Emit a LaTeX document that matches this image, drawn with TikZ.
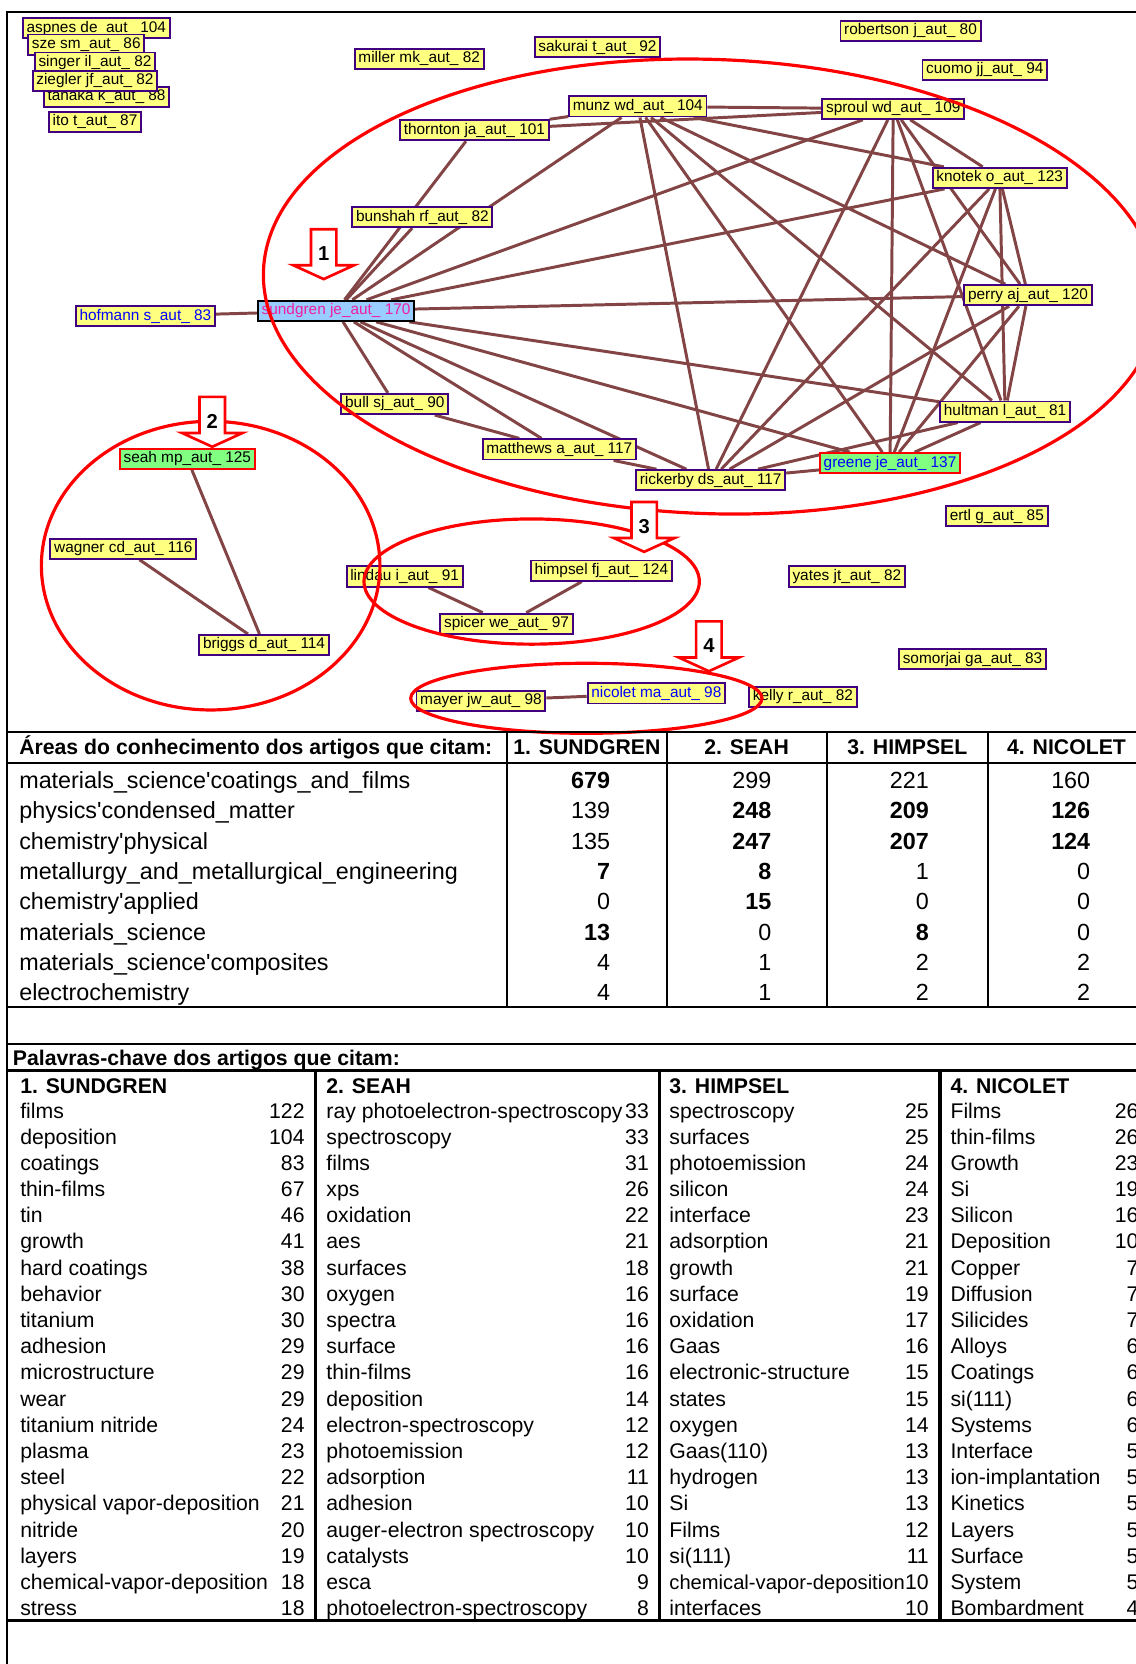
\documentclass[tikz,border=0pt]{standalone}
\usepackage{fontspec}
\setmainfont{Liberation Sans}[Ligatures=TeXOff]
\usetikzlibrary{backgrounds}
\definecolor{autfill}{RGB}{255,255,128}
\definecolor{autline}{RGB}{64,0,128}
\definecolor{linkcol}{RGB}{130,68,68}
\definecolor{hubfill}{RGB}{153,204,255}
\definecolor{hubtext}{RGB}{240,30,160}
\definecolor{seedfill}{RGB}{128,255,128}
\definecolor{ringred}{RGB}{255,0,0}
\definecolor{autblue}{RGB}{0,0,255}
\tikzset{
  aut/.style={rectangle, draw=autline, line width=1.8pt, fill=autfill,
              inner xsep=3.5pt, inner ysep=0pt, minimum height=19pt,
              font=\fontsize{14.5}{16}\selectfont},
  hub/.style={aut, draw=black, fill=hubfill, text=hubtext},
  seed/.style={aut, draw=ringred, fill=seedfill},
  blu/.style={text=autblue},
  link/.style={draw=linkcol, line width=2.8pt},
  ring/.style={draw=ringred, line width=3pt},
  blk/.style={draw=ringred, line width=2.5pt, fill=white, line join=miter},
  num/.style={font=\fontsize{19}{20}\selectfont\bfseries, inner sep=0pt},
}

\begin{document}
\begin{tikzpicture}[x=1pt, y=-1pt,
    rule/.style={line width=2pt},
    trule/.style={line width=3pt},
    hdr/.style={font=\fontsize{20}{22}\selectfont\bfseries, inner sep=0pt},
    cell/.style={font=\fontsize{22}{24}\selectfont, inner sep=0pt},
    kw/.style={font=\fontsize{20}{22}\selectfont, inner sep=0pt},
  ]
  \useasboundingbox (0,0) rectangle (1070,1568);

  % authors
  \node[aut] (aspnes)    at (90.8,26.7)  {aspnes de\_aut\_ 104};
  \node[aut] (sze)       at (81.3,42)    {sze sm\_aut\_ 86};
  \node[aut] (singer)    at (89.5,59)    {singer il\_aut\_ 82};
  \node[aut] (tanaka)    at (100.4,91.2) {tanaka k\_aut\_ 88};
  \node[aut] (ziegler)   at (89.5,76.2)  {ziegler jf\_aut\_ 82};
  \node[aut] (ito)       at (89.5,114.7) {ito t\_aut\_ 87};
  \node[aut] (miller)    at (395,55.3)   {miller mk\_aut\_ 82};
  \node[aut] (sakurai)   at (563,44.6)   {sakurai t\_aut\_ 92};
  \node[aut] (robertson) at (858,29)     {robertson j\_aut\_ 80};
  \node[aut] (cuomo)     at (928,65.7)   {cuomo jj\_aut\_ 94};
  \node[aut] (munz)      at (601,100.3)  {munz wd\_aut\_ 104};
  \node[aut] (thornton)  at (447,122.7)  {thornton ja\_aut\_ 101};
  \node[aut] (sproul)    at (841.7,102.5){sproul wd\_aut\_ 109};
  \node[aut] (knotek)    at (942,167.6)  {knotek o\_aut\_ 123};
  \node[aut] (bunshah)   at (398,204.5)  {bunshah rf\_aut\_ 82};
  \node[aut] (perry)     at (968.7,278.1){perry aj\_aut\_ 120};
  \node[aut, blu] (hofmann) at (137,297.8) {hofmann s\_aut\_ 83};
  \node[hub] (sundgren)  at (316.7,292.9){sundgren je\_aut\_ 170};
  \node[aut] (bull)      at (372,380.7)  {bull sj\_aut\_ 90};
  \node[aut] (hultman)   at (947.1,387.8){hultman l\_aut\_ 81};
  \node[aut] (matthews)  at (527,423.5)  {matthews a\_aut\_ 117};
  \node[seed, blu] (greene) at (838.7,436.5) {greene je\_aut\_ 137};
  \node[aut] (rickerby)  at (669.7,452.5){rickerby ds\_aut\_ 117};
  \node[seed] (seah)     at (176.5,432.4){seah mp\_aut\_ 125};
  \node[aut] (ertl)      at (939.3,486.3){ertl g\_aut\_ 85};
  \node[aut] (wagner)    at (116.2,517)  {wagner cd\_aut\_ 116};
  \node[aut] (briggs)    at (248.8,607.8){briggs d\_aut\_ 114};
  \node[aut] (lindau)    at (381.3,543.2){lindau i\_aut\_ 91};
  \node[aut] (himpsel)   at (566.7,537.7){himpsel fj\_aut\_ 124};
  \node[aut] (yates)     at (798,543.2)  {yates jt\_aut\_ 82};
  \node[aut] (spicer)    at (477.3,587.7){spicer we\_aut\_ 97};
  \node[aut] (somorjai)  at (916.4,621.1){somorjai ga\_aut\_ 83};
  \node[aut] (mayer)     at (453.2,660.3){mayer jw\_aut\_ 98};
  \node[aut, blu] (nicolet) at (618.5,653.4) {nicolet ma\_aut\_ 98};
  \node[aut] (kelly)     at (756.6,656.5){kelly r\_aut\_ 82};

  % co-authorship links, under the boxes
  \begin{scope}[on background layer]
    \foreach \a/\b in {hofmann/sundgren, sundgren/thornton, sundgren/bunshah,
        sundgren/munz, sundgren/sproul, sundgren/knotek, sundgren/perry,
        sundgren/hultman, sundgren/greene, sundgren/rickerby,
        sundgren/matthews, sundgren/bull, thornton/munz, thornton/sproul,
        bull/matthews, matthews/rickerby,
        munz/sproul, munz/knotek, munz/perry, munz/hultman, munz/greene,
        munz/rickerby, sproul/knotek, sproul/perry, sproul/hultman,
        sproul/greene, sproul/rickerby, knotek/perry, knotek/hultman,
        knotek/greene, knotek/rickerby, perry/hultman, perry/greene,
        perry/rickerby, hultman/greene, hultman/rickerby, greene/rickerby,
        seah/briggs, wagner/briggs, lindau/spicer, himpsel/spicer,
        mayer/nicolet}
      \draw[link] (\a) -- (\b);
  \end{scope}

  % groups
  \draw[ring, rotate around={-2:(670,270)}] (670,270) ellipse [x radius=422, y radius=214];
  \draw[ring] (198.5,533) ellipse [x radius=159.5, y radius=136];
  \draw[ring] (501,548) ellipse [x radius=158, y radius=59];
  \draw[ring] (552.5,658) ellipse [x radius=165.5, y radius=33];

  % numbered arrows
  \foreach \x/\y/\n in {305/216/1, 200/374/2, 607/473/3, 668/585.5/4} {
    \draw[blk] (\x-12,\y) -- (\x+12,\y) -- (\x+12,\y+34) -- (\x+28.5,\y+34)
      -- (\x,\y+47) -- (\x-28.5,\y+34) -- (\x-12,\y+34) -- cycle;
    \node[num] (arrow\n) at (\x,\y+23) {\n};
  }

  % frame and rules
  \draw[rule] (7,1575) -- (7,11) -- (1080,11);
  \draw[rule] (7,690) -- (1080,690);
  \draw[rule] (7,718.6) -- (1080,718.6);
  \draw[rule] (7,948.5) -- (1080,948.5);
  \draw[rule] (7,983.6) -- (1080,983.6);
  \draw[trule] (7,1008.8) -- (1080,1008.8);
  \draw[trule] (7,1527) -- (1080,1527);
  \foreach \x in {478,628.2,779.3,930.7}
    \draw[rule] (\x,690) -- (\x,948.5);
  \foreach \x in {297.5,621.3,885.7}
    \draw[trule] (\x,1008.8) -- (\x,1527);

  % areas table
  \node[hdr, anchor=base west] (areahead) at (18,711)
    {Áreas do conhecimento dos artigos que citam:};
  \foreach \x/\t [count=\k] in {553/1. SUNDGREN, 703.5/2. SEAH,
      855/3. HIMPSEL, 1005/4. NICOLET}
    \node[hdr, anchor=base] (areacol\k) at (\x,711) {\t};
  \foreach \lab/\a/\b/\c/\d [count=\r from 0] in {
      materials\_science\textquotesingle coatings\_and\_films/\textbf{679}/299/221/160,
      physics\textquotesingle condensed\_matter/139/\textbf{248}/\textbf{209}/\textbf{126},
      chemistry\textquotesingle physical/135/\textbf{247}/\textbf{207}/\textbf{124},
      metallurgy\_and\_metallurgical\_engineering/\textbf{7}/\textbf{8}/1/0,
      chemistry\textquotesingle applied/0/\textbf{15}/0/0,
      materials\_science/\textbf{13}/0/\textbf{8}/0,
      materials\_science\textquotesingle composites/4/1/2/2,
      electrochemistry/4/1/2/2} {
    \node[cell, anchor=base west] (area\r) at (18,743+28.57*\r) {\lab};
    \node[cell, anchor=base east] (areaa\r) at (575,743+28.57*\r) {\a};
    \node[cell, anchor=base east] (areab\r) at (727,743+28.57*\r) {\b};
    \node[cell, anchor=base east] (areac\r) at (875.4,743+28.57*\r) {\c};
    \node[cell, anchor=base east] (aread\r) at (1027.5,743+28.57*\r) {\d};
  }

  % keywords table
  \node[hdr, anchor=base west] (kwhead) at (12,1004)
    {Palavras-chave dos artigos que citam:};
  \foreach \x/\t [count=\k] in {18.9/1. SUNDGREN, 307.4/2. SEAH,
      630.6/3. HIMPSEL, 895.5/4. NICOLET}
    \node[hdr, anchor=base west] (kwcol\k) at (\x,1030) {\t};
  \foreach \w/\n [count=\i from 0] in {films/122, deposition/104, coatings/83,
      thin-films/67, tin/46, growth/41, hard coatings/38, behavior/30,
      titanium/30, adhesion/29, microstructure/29, wear/29,
      titanium nitride/24, plasma/23, steel/22, physical vapor-deposition/21,
      nitride/20, layers/19, chemical-vapor-deposition/18, stress/18} {
    \node[kw, anchor=base west] (kwa\i) at (18.9,1053.5+24.68*\i) {\w};
    \node[kw, anchor=base east] (kwan\i) at (287.2,1053.5+24.68*\i) {\n};
  }
  \foreach \w/\n [count=\i from 0] in {ray photoelectron-spectroscopy/33,
      spectroscopy/33, films/31, xps/26, oxidation/22, aes/21, surfaces/18,
      oxygen/16, spectra/16, surface/16, thin-films/16, deposition/14,
      electron-spectroscopy/12, photoemission/12, adsorption/11,
      adhesion/10, auger-electron spectroscopy/10, catalysts/10, esca/9,
      photoelectron-spectroscopy/8} {
    \node[kw, anchor=base west] (kwb\i) at (307.4,1053.5+24.68*\i) {\w};
    \node[kw, anchor=base east] (kwbn\i) at (611.6,1053.5+24.68*\i) {\n};
  }
  \foreach \w/\n [count=\i from 0] in {spectroscopy/25, surfaces/25,
      photoemission/24, silicon/24, interface/23, adsorption/21, growth/21,
      surface/19, oxidation/17, Gaas/16, electronic-structure/15, states/15,
      oxygen/14, Gaas(110)/13, hydrogen/13, Si/13, Films/12, si(111)/11,
      {\fontsize{19}{22}\selectfont chemical-vapor-deposition}/10,
      interfaces/10} {
    \node[kw, anchor=base west] (kwc\i) at (630.6,1053.5+24.68*\i) {\w};
    \node[kw, anchor=base east] (kwcn\i) at (875.4,1053.5+24.68*\i) {\n};
  }
  \foreach \w/\n [count=\i from 0] in {Films/26, thin-films/26, Growth/23,
      Si/19, Silicon/16, Deposition/10, Copper/7, Diffusion/7, Silicides/7,
      Alloys/6, Coatings/6, si(111)/6, Systems/6, Interface/5,
      ion-implantation/5, Kinetics/5, Layers/5, Surface/5, System/5,
      Bombardment/4} {
    \node[kw, anchor=base west] (kwd\i) at (895.5,1053.5+24.68*\i) {\w};
    \node[kw, anchor=base east] (kwdn\i) at (1073,1053.5+24.68*\i) {\n};
  }
\end{tikzpicture}
\end{document}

PROBLEM: Exactly restate the lines from the beginning of the data through the line with "(0,0) rectangle (1070,1568);", and no others, keeping pictures out.

EXERCISE RESULT:
Emit a LaTeX document that matches this image, drawn with TikZ.
\documentclass[tikz,border=0pt]{standalone}
\usepackage{fontspec}
\setmainfont{Liberation Sans}[Ligatures=TeXOff]
\usetikzlibrary{backgrounds}
\definecolor{autfill}{RGB}{255,255,128}
\definecolor{autline}{RGB}{64,0,128}
\definecolor{linkcol}{RGB}{130,68,68}
\definecolor{hubfill}{RGB}{153,204,255}
\definecolor{hubtext}{RGB}{240,30,160}
\definecolor{seedfill}{RGB}{128,255,128}
\definecolor{ringred}{RGB}{255,0,0}
\definecolor{autblue}{RGB}{0,0,255}
\tikzset{
  aut/.style={rectangle, draw=autline, line width=1.8pt, fill=autfill,
              inner xsep=3.5pt, inner ysep=0pt, minimum height=19pt,
              font=\fontsize{14.5}{16}\selectfont},
  hub/.style={aut, draw=black, fill=hubfill, text=hubtext},
  seed/.style={aut, draw=ringred, fill=seedfill},
  blu/.style={text=autblue},
  link/.style={draw=linkcol, line width=2.8pt},
  ring/.style={draw=ringred, line width=3pt},
  blk/.style={draw=ringred, line width=2.5pt, fill=white, line join=miter},
  num/.style={font=\fontsize{19}{20}\selectfont\bfseries, inner sep=0pt},
}

\begin{document}
\begin{tikzpicture}[x=1pt, y=-1pt,
    rule/.style={line width=2pt},
    trule/.style={line width=3pt},
    hdr/.style={font=\fontsize{20}{22}\selectfont\bfseries, inner sep=0pt},
    cell/.style={font=\fontsize{22}{24}\selectfont, inner sep=0pt},
    kw/.style={font=\fontsize{20}{22}\selectfont, inner sep=0pt},
  ]
  \useasboundingbox (0,0) rectangle (1070,1568);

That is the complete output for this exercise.